« L’’institution hétéronome de la société et la religion
sont d’essence identique »
Cornelius Castoriadis
« L’’institution hétéronome de la société et la religion sont d’essence identique »
Cornelius Castoriadis
Le monde moderne a emprunté le chemin de la sécularisation, et les dieux l’ont définitivement déserté pour regagner leur néant.
On pourrait dire aussi que c’est la lente « sortie de la religion », à partir du XVIIe siècle, qui a permis à la modernité de penser une société où la volonté et la raison des hommes, aussi fragiles soientelles, sont la source de son institution. Sans garant extérieur, sans raison substantielle, sans principe transcendant, les humains sont livrés à la contingence de l’action politique qui deviendra ainsi la forme nécessaire de la « mise en sens » et de la « mise en scène » de l’espace social, de la vie collective.
En réalité, même sans le savoir, les hommes ont toujours construit leur cosmos, avec ou sans dieux, projetant dans l’au-delà l’origine et le sens de leur action, ou en assumant l’historicité de leur œuvre. La société instituante a été, est et sera la seule ressource de la signification du monde.
Mais, au sein de nos sociétés laïques où la religion aussi se privatise et se réfugie – si elle trouve un espace – dans « les consciences individuelles », nous sommes confrontés de façon périodique avec un supposé « retour du religieux ». Livres, journaux, magazines parlent d’un regain de spiritualité, d’un besoin de mystère, d’un désir d’ésotérisme.

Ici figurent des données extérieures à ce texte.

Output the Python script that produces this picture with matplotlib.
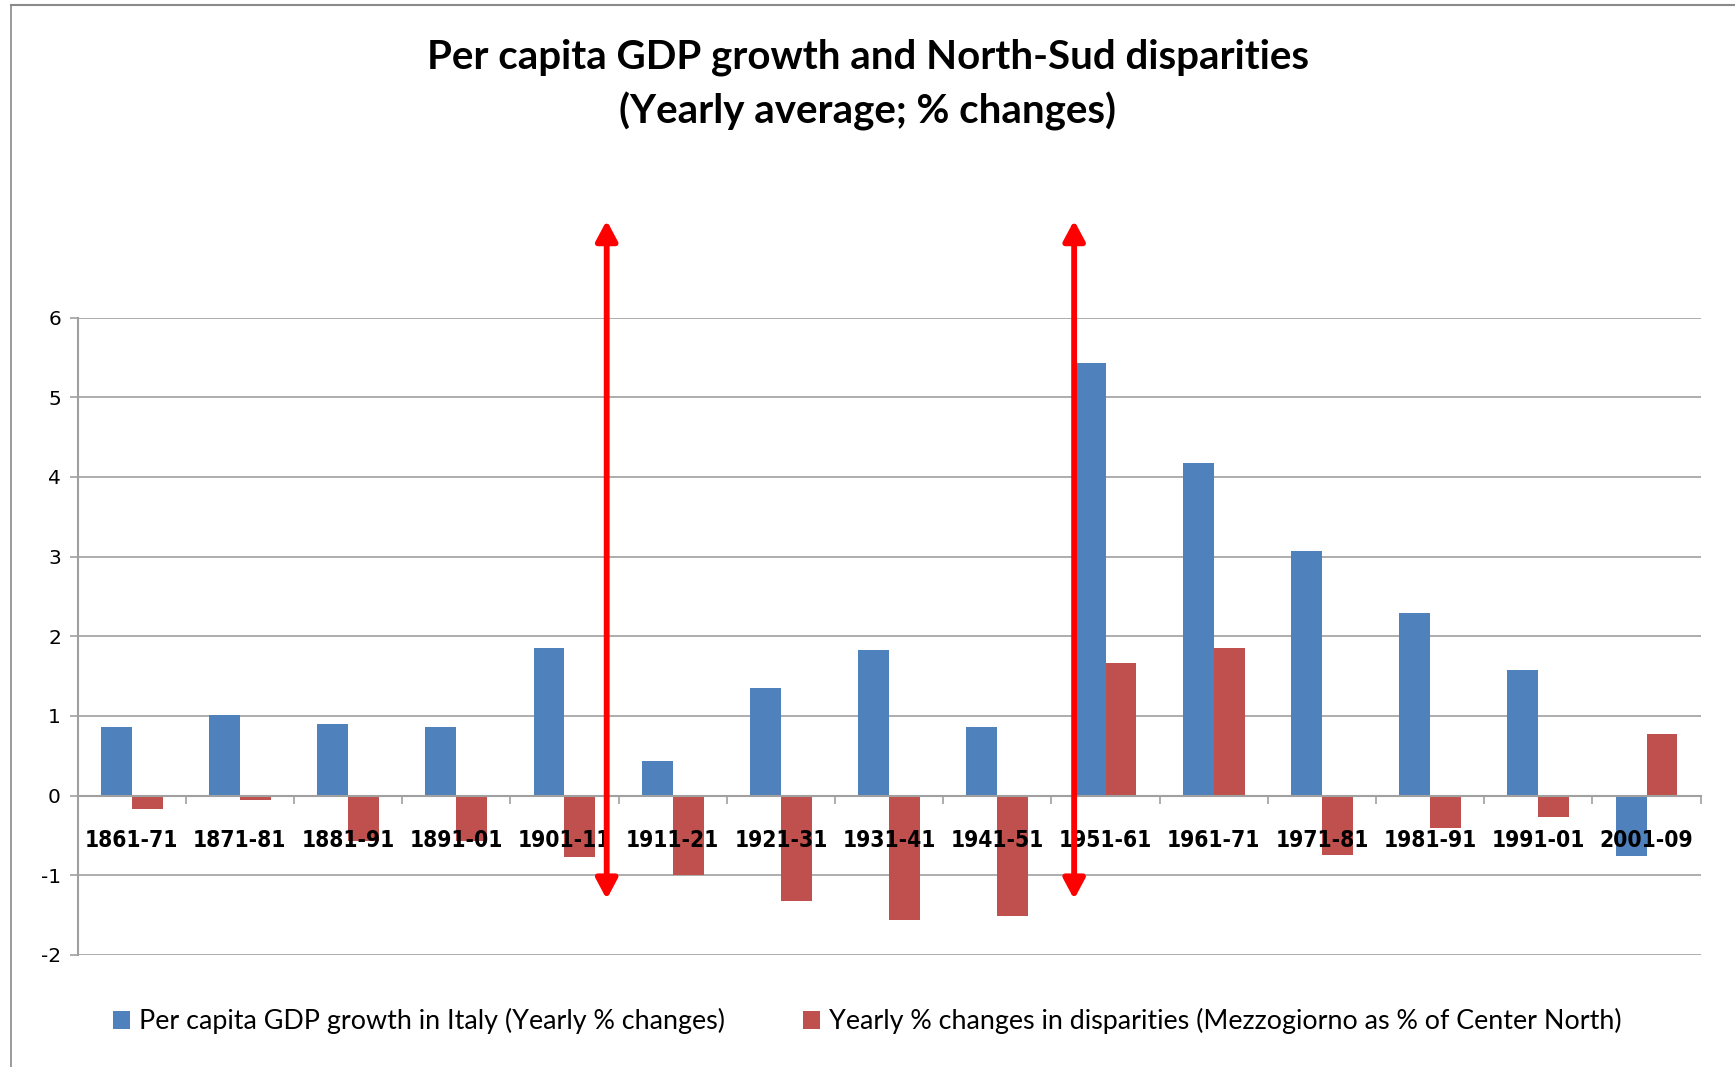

Ainsi on a pu écrire que « la perte d’emprise des institutions religieuses sur la société a pour effet de libérer un sacré sauvage, émancipé des codes traditionnels ».
En même temps, en France, des conflits d’autres origines – le voile islamique, la marginalisation socio-économique des enfants issus de l’immigration – se mélangent avec les intégrismes de religions de forme encore traditionnelle, qui deviennent conquérants, montés sur l’exploitation et l’oppression des peuples que la mondialisation du marché capitaliste condamne et massacre. La force qui propulse l’Islam à partir du Moyen- Orient vient de la spoliation, de la misère et de la lutte de classes. Même si les groupes dirigeants de ces mouvances participent déjà des conditions culturelles et économiques du monde sécularisé : ils sont éduqués dans les universités occidentales. Leur religion n’est pas seulement théocratique, elle est tout entière politique.
Cette impression généralisée d’un phénomène religieux qui revient au quotidien est, alors, le résultat de différents facteurs qui trouvent leur raison d’être dans des situations diverses sans relations causales entre elles.
Nous essaierons de nous occuper seulement des raisons internes aux sociétés sécularisées à partir d’une constatation, l’apathie politique des masses, et d’une réflexion engagée au hasard des lectures sur un commentaire de Castoriadis à propos de la mort en Grèce ancienne : « Il fallait que la démocratie s’effondre pour que l’immortalité positive de l’âme réapparaisse. » Mysterium tremendum Au préalable il faut déblayer un terrain largement encombré par la surcharge sémantique du mot religion. Beaucoup d’aspects psychologiques, sociologiques, anthropologiques, de la vie sociale, sont sollicités pour intégrer le système de croyances et de pratiques qu’un type de société appelle religieux. Comme dit Evans-Pritchard, « indigènes et missionnaires prononcent les mêmes mots mais ils n’ont pas la même signification. » Et ils n’ont pas le même sens pour des croyants que pour des athées. L’idée de religion recouvre ou contamine un large éventail de termes : les institutions religieuses, l’ensemble de croyances monothéistes ou polythéistes, les religions « révélées », bien sûr, mais aussi, le fétichisme, l’animisme, la magie, le totémisme, la « spiritualité », les « religions séculières », le sacré, le numineux, la croyance sans spécification, etc. Religieux et sacré sont des mots utilisés fréquemment de façon métaphorique sans faire référence à aucune transcen- dance : on dit des choses qu’on aime qu’elles nous sont sacrées, ou qu’on a une foi quasi religieuse dans ses convictions, en leur reconnaissant ainsi une valeur éminente, même s’il « n’y a rien dans ces relations qui soit proprement religieux », constate Durkheim.
Nonobstant, on peut se demander quelle est la « nature » des religions, quel est le trait commun qui unifie ce qu’on nomme religieux, ce qui concerne aussi bien les religions dites primitives que les religions actuelles.